Science & Technology, Singapore (Commonwealth Union) – A research team from the Cancer Science Institute of Singapore (CSI Singapore) at the National University of Singapore, that was led by Associate Professor Takaomi Sanda and Dr Lim Fang Qi, may have a possible new application to an existing drug, for countering a type of blood cancer known as T-cell acute lymphoblastic leukaemia, or T-ALL.
The utilization of an existing drugs for a new application has the added benefit of avoiding certain phases in a clinical trial as it has already been tested for prior to its approval, thus shortening the time it can be made available to the public. The repurposing of existing drug will usually have trials seeking how effective its new application will be.
The drug, known as PIK-75, was 1st discovered over 10 years back, however it was rejected in favor of newer ones. Presently its repurposing has deemed it unmissable. Researchers have established that the drug is capable of halting not just 1 but 2 essential cancer-causing pathways of T-ALL, making way for them to form new treatments able to stem the disease with efficiency.
T-ALL that mainly impacts children is described as an aggressive and progresses fast having an impact on stem cells in the bone marrow responsible for T-cell production. The T-Cells are essential for fending off infections. The condition leads to a production of immature, T-cells that that get collected and become too large for normal counterparts to handle, resulting in a patient compromising their immunity. Many patients who have recovered on prior occasions from pediatric T-ALL can end up relapsing, and in certain instances be unable to respond to 1st line therapy.
“Current cancer treatment strategies mostly focus on targeting a single molecule specific to the disease, like an oncoprotein,” added Associate Professor Sanda, who is the lead author of the study. “We learned that the ability of cancer cells to survive and proliferate is underpinned and promoted by multiple mechanisms, of which identifying and inhibiting just one is often not sufficient to slow the march of the disease.”
Taking this into account the researchers detected the applicable underlying pathways.
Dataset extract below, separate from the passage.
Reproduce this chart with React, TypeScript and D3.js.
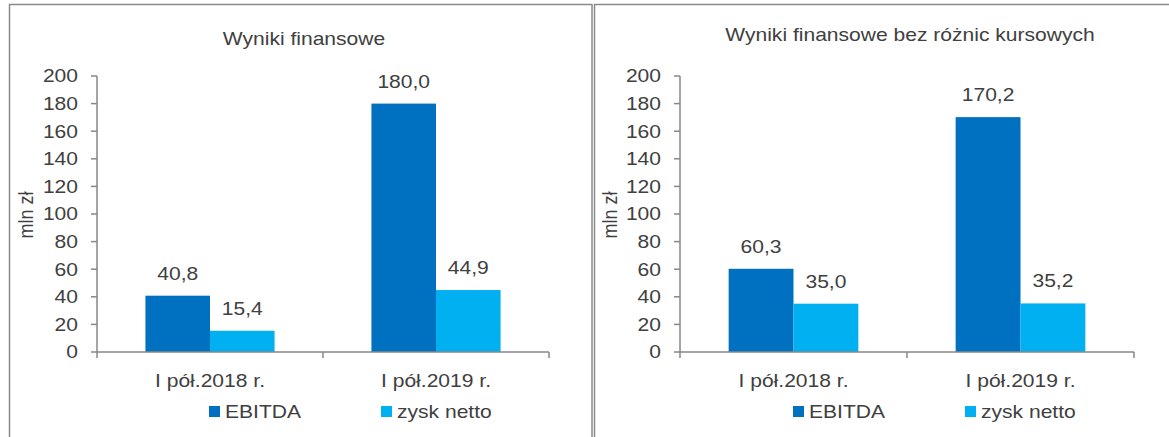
import React from "react";
import * as d3 from "d3";

const categories = ["I pół.2018 r.", "I pół.2019 r."];
const seriesNames = ["EBITDA", "zysk netto"];
const leftEbitda = [40.8, 180.0];
const leftNet = [15.4, 44.9];
const rightEbitda = [60.3, 170.2];
const rightNet = [35.0, 35.2];
const yTicks = [0, 20, 40, 60, 80, 100, 120, 140, 160, 180, 200];
const colors = ["#0070C0", "#00B0F0"];

const FONT = "'Liberation Sans', Arial, sans-serif";
const TEXT = "#404040";
const AXIS = "#878787";
const BORDER = "#8a8a8a";
const SX = 1.17;

type TProps = {
  x: number;
  y: number;
  anchor?: "start" | "middle" | "end";
  size?: number;
  dy?: string;
  rotate?: boolean;
  children: React.ReactNode;
};

function T({ x, y, anchor = "start", size = 18, dy, rotate, children }: TProps) {
  const tf = rotate
    ? `translate(${x},${y}) rotate(-90) scale(1,${SX})`
    : `translate(${x},${y}) scale(${SX},1)`;
  return (
    <text transform={tf} textAnchor={anchor} dy={dy} fontSize={size} fill={TEXT} fontFamily={FONT}>
      {children}
    </text>
  );
}

type PanelProps = {
  title: string;
  titleX: number;
  titleY: number;
  axisX: number;
  plotRight: number;
  series: number[][];
  axisTitleX: number;
  legendX: number[];
};

function Panel({ title, titleX, titleY, axisX, plotRight, series, axisTitleX, legendX }: PanelProps) {
  const y = d3.scaleLinear().domain([0, 200]).range([352, 76]);
  const x0 = d3.scaleBand<string>().domain(categories).range([axisX, plotRight]).paddingInner(0).paddingOuter(0);
  const bw = x0.bandwidth();
  const barW = bw / 3.5;
  const x1 = d3.scaleBand<string>().domain(seriesNames).range([0.75 * barW, 2.75 * barW]);
  const fmt = (v: number) => v.toFixed(1).replace(".", ",");
  return (
    <g>
      <T x={titleX} y={titleY} anchor="middle">{title}</T>
      {seriesNames.map((s, si) =>
        categories.map((c, ci) => {
          const v = series[si][ci];
          const bx = (x0(c) as number) + (x1(s) as number);
          return (
            <g key={s + c}>
              <rect x={bx} y={y(v)} width={x1.bandwidth()} height={y(0) - y(v)} fill={colors[si]} />
              <T x={bx + x1.bandwidth() / 2} y={y(v) - 16} anchor="middle">{fmt(v)}</T>
            </g>
          );
        })
      )}
      <line x1={axisX} x2={axisX} y1={y(200)} y2={y(0)} stroke={AXIS} strokeWidth={1.5} />
      {yTicks.map((t) => (
        <g key={t}>
          <line x1={axisX - 6} x2={axisX} y1={y(t)} y2={y(t)} stroke={AXIS} strokeWidth={1.5} />
          <T x={axisX - 19} y={y(t)} dy="0.35em" anchor="end">{t}</T>
        </g>
      ))}
      <line x1={axisX} x2={plotRight} y1={y(0)} y2={y(0)} stroke={AXIS} strokeWidth={1.5} />
      {[axisX, ...categories.map((c) => (x0(c) as number) + bw)].map((tx, i) => (
        <line key={i} x1={tx} x2={tx} y1={y(0)} y2={y(0) + 6} stroke={AXIS} strokeWidth={1.5} />
      ))}
      {categories.map((c) => (
        <T key={c} x={(x0(c) as number) + bw / 2} y={387} anchor="middle">{c}</T>
      ))}
      <T x={axisTitleX} y={215} anchor="middle" rotate>mln zł</T>
      {seriesNames.map((s, si) => (
        <g key={s}>
          <rect x={legendX[si]} y={406} width={11} height={11} fill={colors[si]} />
          <T x={legendX[si] + 16} y={418}>{s}</T>
        </g>
      ))}
    </g>
  );
}

export default function App() {
  return (
    <svg width={1169} height={437} style={{ position: "absolute", left: 0, top: 0, background: "#fff" }}>
      <rect x={0} y={0} width={1169} height={437} fill="#fff" />
      <path d="M9.5,445 V4.5 H592" fill="none" stroke={BORDER} strokeWidth={1.5} />
      <line x1={592} x2={592} y1={4} y2={445} stroke={BORDER} strokeWidth={1.5} />
      <path d="M594.5,445 V4.5 H1175" fill="none" stroke={BORDER} strokeWidth={1.5} />
      <Panel
        title="Wyniki finansowe"
        titleX={304}
        titleY={45}
        axisX={97}
        plotRight={549}
        series={[leftEbitda, leftNet]}
        axisTitleX={33}
        legendX={[209, 381]}
      />
      <Panel
        title="Wyniki finansowe bez różnic kursowych"
        titleX={910}
        titleY={41}
        axisX={680}
        plotRight={1134}
        series={[rightEbitda, rightNet]}
        axisTitleX={617}
        legendX={[793, 965]}
      />
    </svg>
  );
}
This made it possible for them to take actions to destroy all possible routes, the disease is capable of making to expand throughout the body.
Many cancer researchers across the globe have often suggested multiple different approaches will be needed to outsmart cancer.
In T-ALL, the mechanisms pushing the disease to advance can be differentiated into “type A” and “type B” abnormalities. The researchers gave a key example of the former as the overexpression of the TAL1 oncogenic transcription factor, with powerful proteins that support the multiplication of cancer cells and are common in almost 50% of all human T-ALL cases. When compared, type B is characterized by the activation of an unusual signaling pathway like the PI3K-AKT-PTEN pathway, that is a series of reactions in which a group of proteins of a cell collaborate to control the cell functions. This eventually enhances the emergence of cancer cells. Together, both these mechanisms work together, backing the proliferation of malignant T-ALL cells within patients.
“Focusing on an ‘oncogenic collaboration’ mechanism, we demonstrated the efficacy of the novel therapeutic compound in inhibiting the core oncogenic machinery — which includes both type A and type B abnormalities — that drives T-ALL progression,” said Associate Professor Sanda. “PIK-75 produced a strong cytotoxicity against T-ALL cells at low doses compared to previous studies involving other types of drugs that required higher concentrations to inhibit their growth.”
The researchers’ efforts were a notable contribution to NUS’ focus of research breakthroughs in biomedical science and translational medicine. The researchers’ findings appeared in the scientific journal Haematologica in September last year.